Bradford Dillman as a divorced drunk father of one daughter is possibly the most interesting of the bunch. And this guy was the only one to ask to have his character have more depth. So you can imagine what the rest of the characters are like. Next is Heather Menzies-Urich who plays a missing persons detective, who also looks to find the truth behind the piranha epidemic. She also becomes Dillman's love interest - without little explanation. Okayyyy,...see what I mean on character depth? Some of the dialog is silly to hear at times too. Unfortunately, these things are big parts to the film that weigh it down because they are essential to telling a good story.
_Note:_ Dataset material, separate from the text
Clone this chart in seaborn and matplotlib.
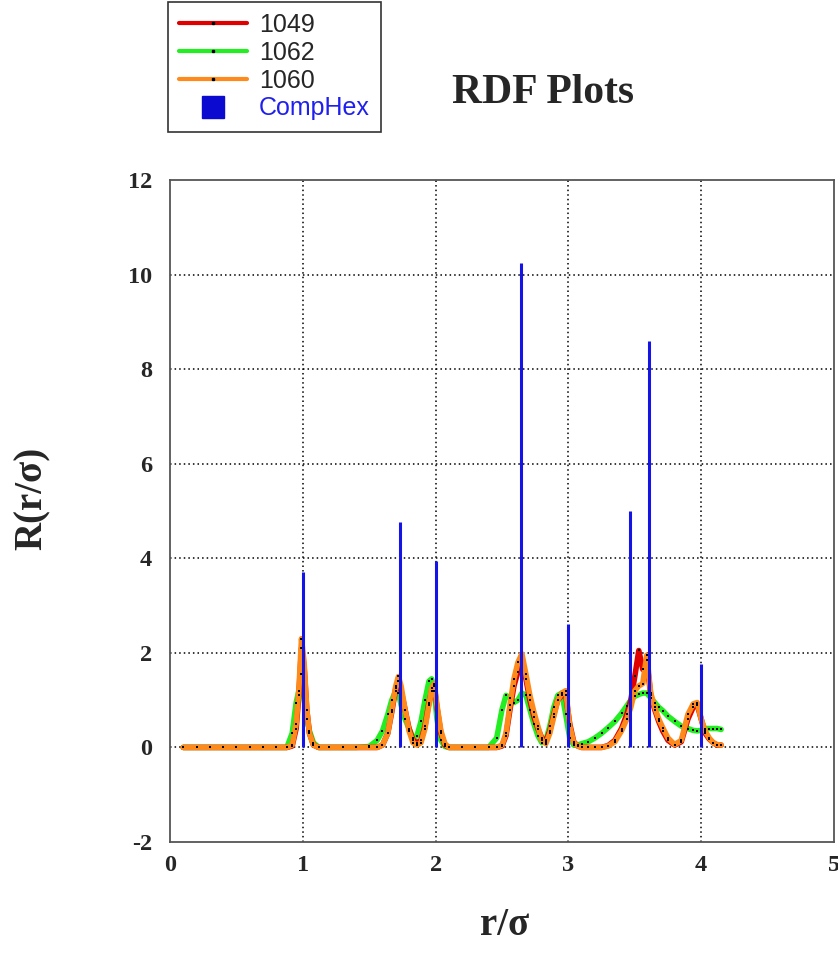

Thankfully, there are a enough good parts to help make it somewhat enjoyable. For example, Dick Miller has a role. And who doesn't like Dick Miller?
For one, the practical effects are quite convincing to say the least. Phil Tippett's ability to make the piranhas themselves, the gore and blood look authentic is important. I mean, even if the cast isn't the most convincing, the plot device should at least. I do question one scene however. There's a scene where stop motion animation is used and it looked great but it never served a purpose. What was the point? Kudos to using the technique but thumbs down for not giving it meaning. Jaime Anderson's cinematography is good specifically for the underwater scenes. Surely that wasn't the easiest thing to do. The editing by Joe Dante and Mark Goldblatt was competently done too. Specifically for keeping the illusion of the Piranhas looking like actual fish and not puppets. Lastly, Pino Donaggio's music was OK. It wasn't great but at least had a theme specifically for the piranhas. That at least is recognizable. It's watchable but not all that exciting at times.
It has good practical effects and a borrowed concept from Jaws (1975) that only can be considered flattering. However, its story and majority of its characters aren't all that different from other characters in other films.